Master's student Jonas Hasle (25) from Oslo was among the students.
`I thought the course in corporate crime seemed interesting, because we learn how to uncover crime and crime risk within the organization in the business world´, says Hasle.
Associate Professor Gavrilova-Zoutman at the Department of Business Administration is course responsible. She is an expert on how to detect economic crime using big data and detection strategies.
`Economic crime is the most common type of crime and many NHH candidates will go into jobs which require both knowledge and tools in order to be able to detect and investigate this type of crime´, Gavrilova-Zoutman says.
But, she says, the most important thing is their mindset.
`I want them to think independently and depend on their own judgements when they discover violation of law. A critical mindset is crucial. Then they can detect and report financial crime in their own organization´.
High rate of corruption
`How did you become interested in the field of economic crime´?
`There are several reasons. Mainly, I am from Bulgaria, historically a country with a high rate of corruption and economic crime. It is of great concern. This has lead me on to trying to find evidence of these crimes in public datasets´ the researcher says, and adds:
– Searching for evidence is almost like hunting. Finding the evidence is a bit of a rush.
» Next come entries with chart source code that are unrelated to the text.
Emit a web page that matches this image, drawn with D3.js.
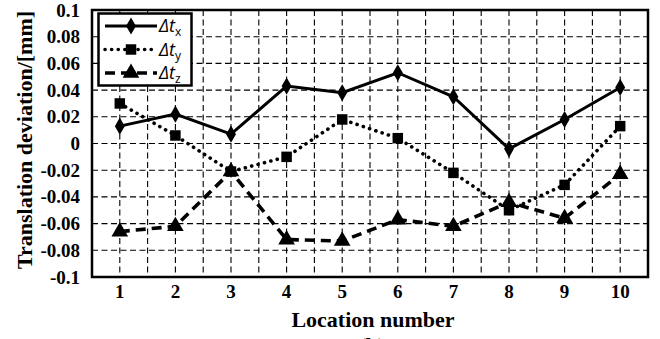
<!DOCTYPE html>
<html>
<head>
<meta charset="utf-8">
<script src="https://cdn.jsdelivr.net/npm/d3@7"></script>
<style>
  html, body { margin: 0; padding: 0; background: #fff; }
  svg { display: block; }
</style>
</head>
<body>
<svg id="chart" width="660" height="339"></svg>
<script>
// Location numbers along the x axis
const locations = [1, 2, 3, 4, 5, 6, 7, 8, 9, 10];
// Translation deviations in mm for each location
const dtx = [0.013, 0.022, 0.007, 0.043, 0.038, 0.053, 0.035, -0.004, 0.018, 0.042];
const dty = [0.030, 0.006, -0.021, -0.010, 0.018, 0.004, -0.022, -0.050, -0.031, 0.013];
const dtz = [-0.066, -0.062, -0.021, -0.072, -0.073, -0.057, -0.062, -0.044, -0.056, -0.023];
const yTicks = [0.1, 0.08, 0.06, 0.04, 0.02, 0, -0.02, -0.04, -0.06, -0.08, -0.1];
const seriesNames = ["x", "y", "z"];

const svg = d3.select("#chart");
const margin = { left: 92, right: 12, top: 10, bottom: 62 };
const W = 660, H = 339;
const pw = W - margin.left - margin.right;
const ph = H - margin.top - margin.bottom;

const x = d3.scaleBand().domain(locations).range([margin.left, margin.left + pw]).padding(0);
const y = d3.scaleLinear().domain([-0.1, 0.1]).range([margin.top + ph, margin.top]);
const cx = d => x(d) + x.bandwidth() / 2;

const serif = "'Liberation Serif', 'Times New Roman', serif";

// Dashed grid: horizontal at each tick, vertical at band centres and band edges
const grid = svg.append("g").attr("stroke", "#000").attr("stroke-width", 1.1)
  .attr("stroke-dasharray", "6,3.5").attr("fill", "none");
yTicks.slice(1, -1).forEach(t => {
  grid.append("line").attr("x1", margin.left).attr("x2", margin.left + pw)
    .attr("y1", y(t)).attr("y2", y(t));
});
const vLines = [];
locations.forEach((d, i) => {
  vLines.push(cx(d));
  if (i < locations.length - 1) vLines.push(x(d) + x.bandwidth());
});
vLines.forEach(v => {
  grid.append("line").attr("x1", v).attr("x2", v)
    .attr("y1", margin.top).attr("y2", margin.top + ph);
});

// Axes (labels only, frame drawn separately)
const yAxis = svg.append("g").attr("transform", `translate(${margin.left},0)`)
  .call(d3.axisLeft(y).tickValues(yTicks).tickSize(0).tickPadding(12)
    .tickFormat(d => d === 0 ? "0" : String(+d.toFixed(2))));
yAxis.select(".domain").remove();
yAxis.selectAll("text").attr("font-family", serif).attr("font-weight", "bold")
  .attr("font-size", 19).attr("fill", "#000");

const xAxis = svg.append("g").attr("transform", `translate(0,${margin.top + ph})`)
  .call(d3.axisBottom(x).tickSize(0).tickPadding(8));
xAxis.select(".domain").remove();
xAxis.selectAll("text").attr("font-family", serif).attr("font-weight", "bold")
  .attr("font-size", 19).attr("fill", "#000");

// Plot frame
svg.append("rect").attr("x", margin.left).attr("y", margin.top)
  .attr("width", pw).attr("height", ph)
  .attr("fill", "none").attr("stroke", "#000").attr("stroke-width", 2.5);

// Axis titles
svg.append("text").attr("x", 373).attr("y", 327)
  .attr("text-anchor", "middle").attr("font-family", serif).attr("font-weight", "bold")
  .attr("font-size", 22).text("Location number");
svg.append("text").attr("x", 372).attr("y", 353)
  .attr("text-anchor", "middle").attr("font-family", serif).attr("font-weight", "bold")
  .attr("font-size", 22).text("(b)");
svg.append("text").attr("transform", `translate(32,140) rotate(-90)`)
  .attr("text-anchor", "middle").attr("font-family", serif).attr("font-weight", "bold")
  .attr("font-size", 22).text("Translation deviation/[mm]");

// Series styles
const styles = [
  { data: dtx, dash: null, cap: "butt", width: 3, symbol: d3.symbolDiamond, size: 85 },
  { data: dty, dash: "0.1,6.5", cap: "round", width: 3.6, symbol: d3.symbolSquare, size: 110 },
  { data: dtz, dash: "10,6", cap: "butt", width: 3.6, symbol: d3.symbolTriangle, size: 120 }
];

const line = d3.line().x((d, i) => cx(locations[i])).y(d => y(d));

styles.forEach(s => {
  svg.append("path").datum(s.data).attr("d", line)
    .attr("fill", "none").attr("stroke", "#000").attr("stroke-width", s.width)
    .attr("stroke-linecap", s.cap).attr("stroke-linejoin", "miter")
    .attr("stroke-dasharray", s.dash);
  svg.append("g").selectAll("path").data(s.data).join("path")
    .attr("transform", (d, i) => `translate(${cx(locations[i])},${y(d)})`)
    .attr("d", d3.symbol().type(s.symbol).size(s.size)).attr("fill", "#000");
});

// Legend
const lg = svg.append("g");
lg.append("rect").attr("x", 98.5).attr("y", 13.5).attr("width", 93).attr("height", 72)
  .attr("fill", "#fff").attr("stroke", "#000").attr("stroke-width", 2.5);
const rowsY = [26, 49.5, 73];
styles.forEach((s, i) => {
  const yy = rowsY[i];
  lg.append("line").attr("x1", 105).attr("x2", 157).attr("y1", yy).attr("y2", yy)
    .attr("stroke", "#000").attr("stroke-width", s.width)
    .attr("stroke-linecap", s.cap).attr("stroke-dasharray", s.dash);
  lg.append("path").attr("transform", `translate(131,${yy})`)
    .attr("d", d3.symbol().type(s.symbol).size(s.size)).attr("fill", "#000");
  const t = lg.append("text").attr("x", 159).attr("y", yy + 6)
    .attr("font-family", "'Open Sans', 'Liberation Sans', sans-serif")
    .attr("font-style", "italic").attr("font-size", 18).attr("fill", "#000");
  t.append("tspan").text("\u0394t");
  t.append("tspan").attr("dy", 4).attr("font-size", 12).attr("font-style", "normal")
    .text(seriesNames[i]);
});
</script>
</body>
</html>
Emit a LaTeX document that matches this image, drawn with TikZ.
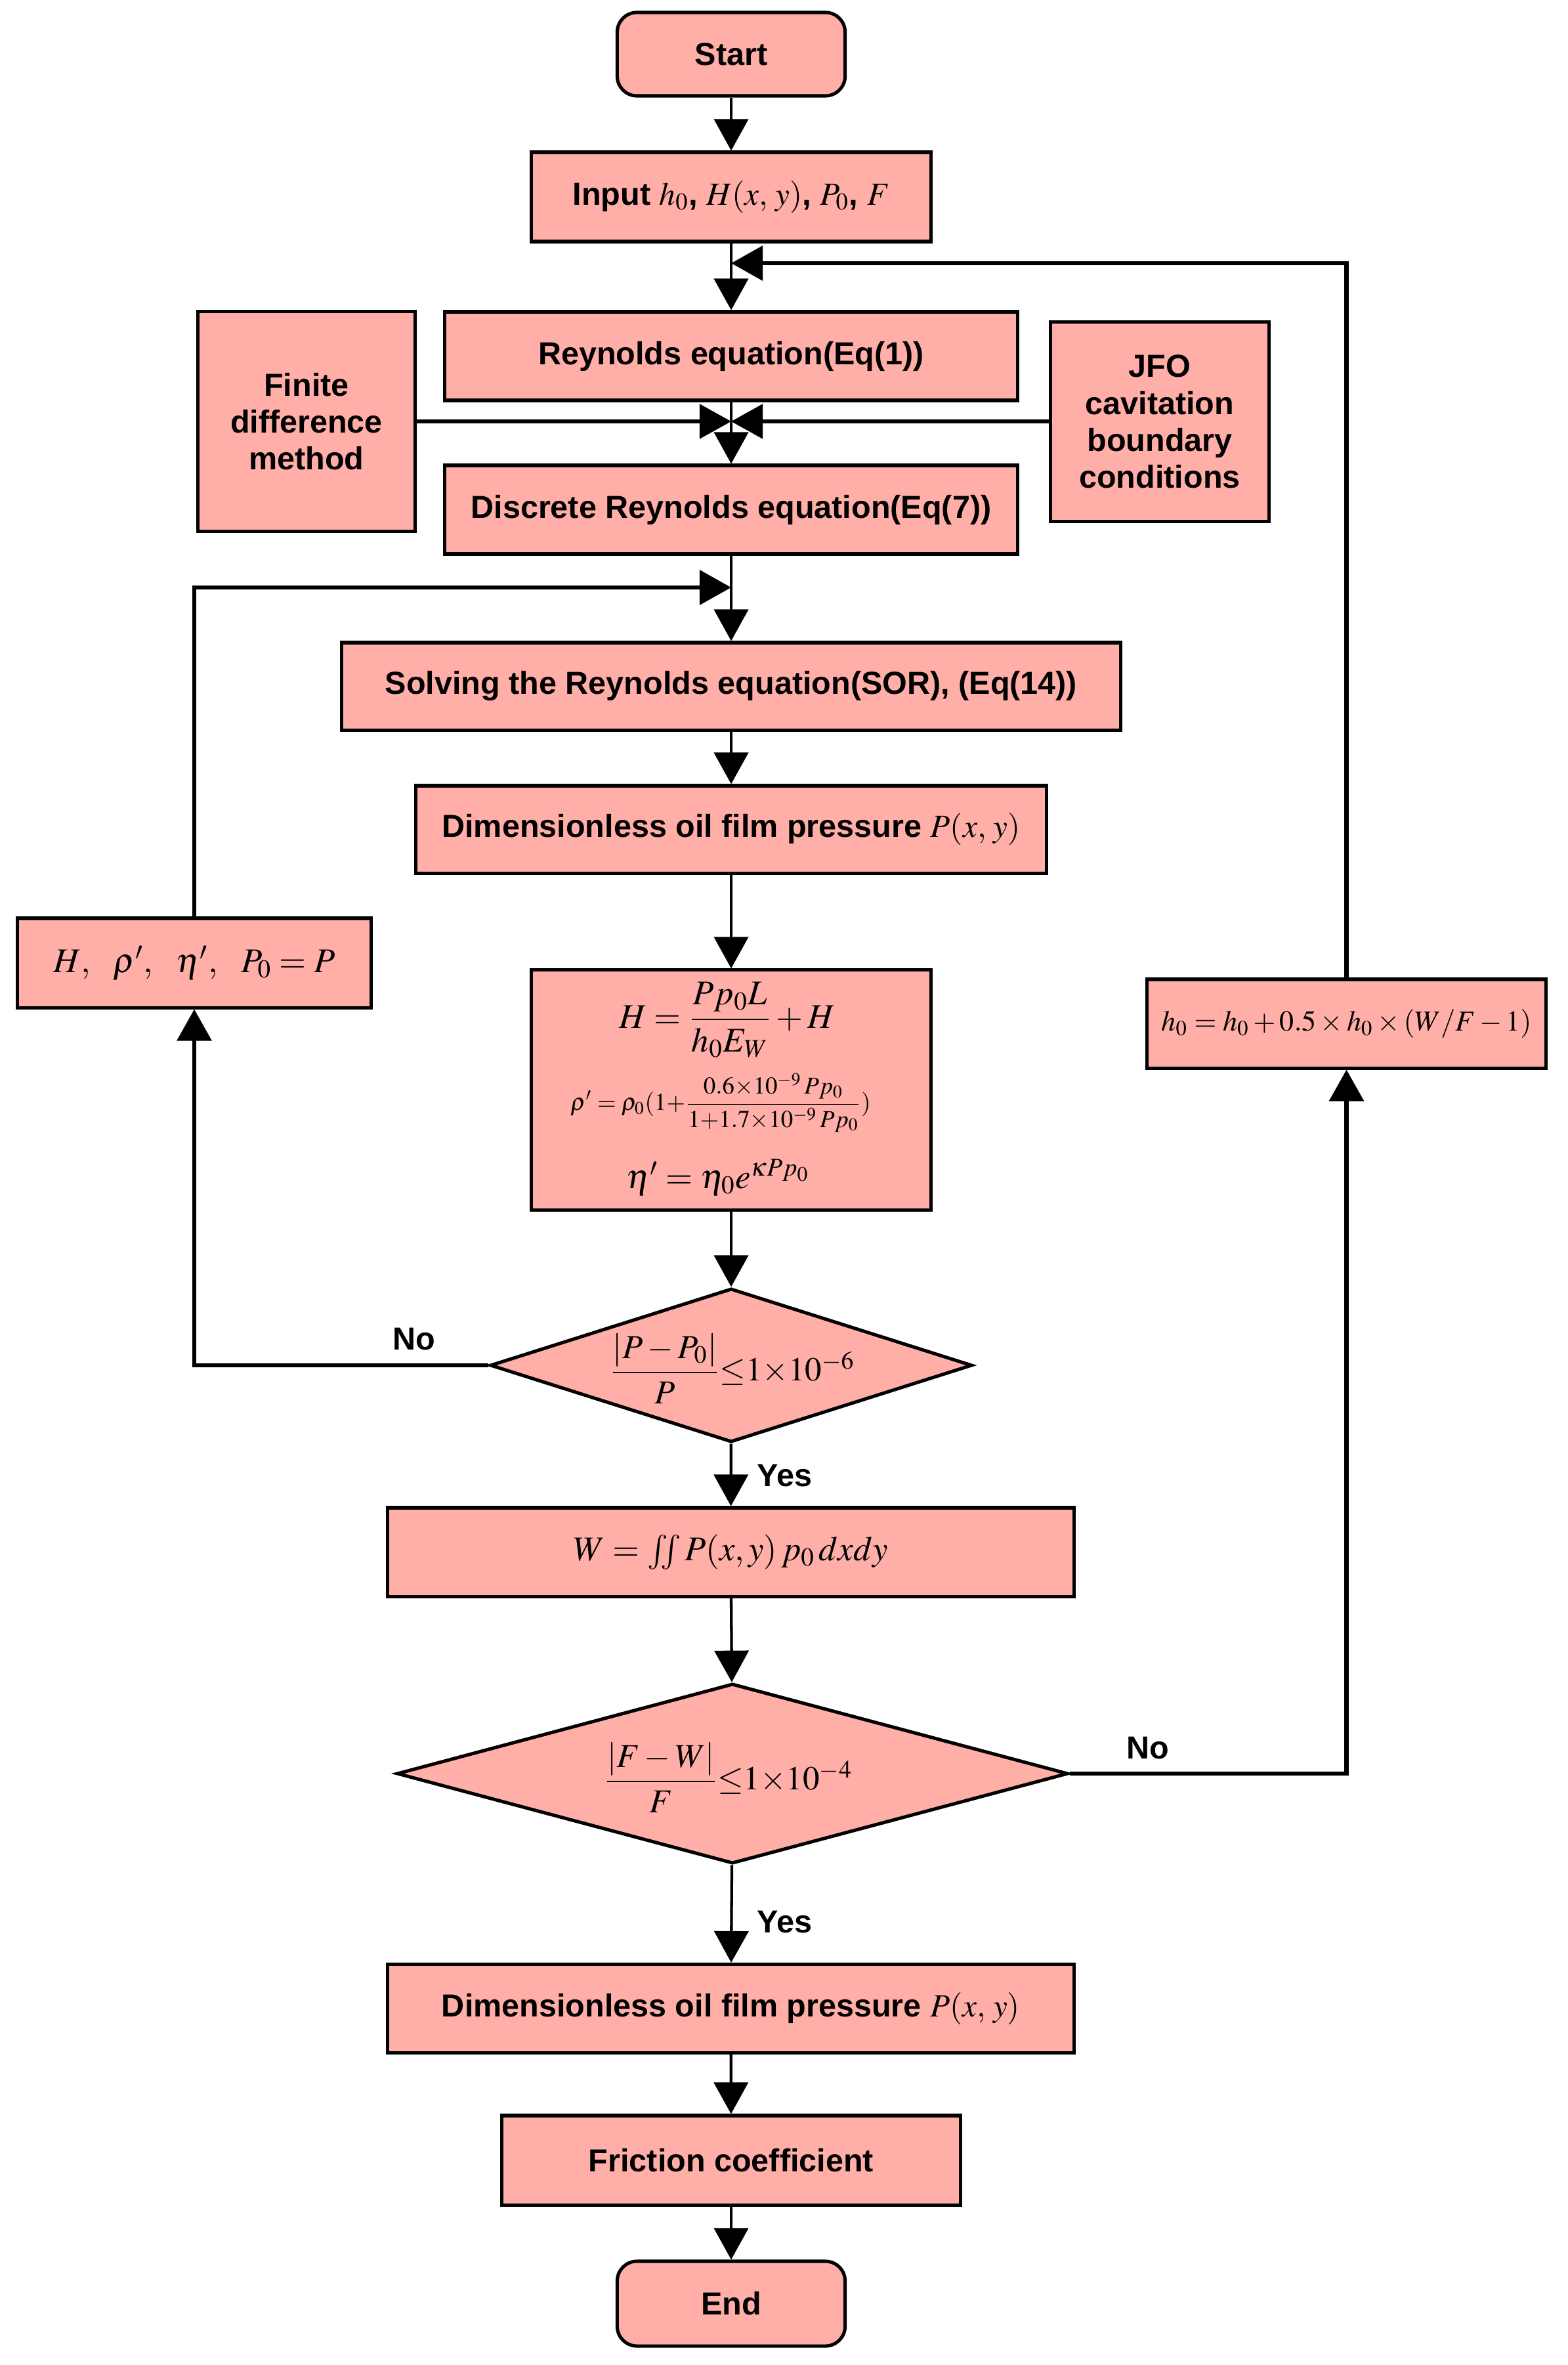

– Why «Detecting Corporate Crime»?
In the auditorium at NHH, the researcher holds her final lecture this semester:
`We are talking about unethical behavior. How does a criminal make a decision to commit a crime, and what type of white-collar crime? Now you have the tools to ask the right questions. You also know how to blow the whistle against your own company, if you must´, says Gavrilova-Zoutman to the master's students.
Håkon Bjørhovde (24) from Stavanger, Mathias Gimming (22) from Fredrikstad and Daniel Botten (25) from Sandefjord are students at the «Detecting Corporate Crime». They met at the matriculation in 2018 and have been friends since then. They also live together in Bergen.
`We all specialize in finance and can be exposed to such dilemmas that are discussed in the course, so this is quite relevant´, says Botten.
`The course sounded cool. I thought this was an ethics course that was exciting, also because we use data from the real world´, says Bjørhovde.
Gimming agrees with his fellow students:
`And working with real data makes this exciting and interesting´.
How Norwegian Salmon jumped sanctions
Botten, Hasle, Bjørhovde og Gimming analyzed export data for Norwegian salmon after 2010 for the main assignment in the crime course. By 2010, China had introduced restrictions on Norwegian goods, in response to the Nobel Peace Prize going to the dissident Liu Xiaobo.
Despite sanctions, fresh Norwegian salmon still entered the Chinese market, as NRK Brennpunkt recently showed. The fish was smuggled in via Vietnam.
`Salmon exports to Vietnam have received a lot of attention. We wanted to take a closer look at public trade data that shows the export of salmon to China's other neighbors´, says Håkon Bjørhovde.
As they processed the data, the four master's students came up with figures for Hong Kong.
`Exports to Hong Kong increased in the period 2010-2015, while it fell for China. As exports to Hong Kong increased until 2015, it can be argued that China's soft sanctions were not implemented in Hong Kong. Thus, Hong Kong may have served as a lock for smuggling salmon to China during this period´, says Bjørhovde.
The NHH students' work is in line with previous studies, which have discussed whether there have been alternative routes into China, but this has been challenging to prove and quantify.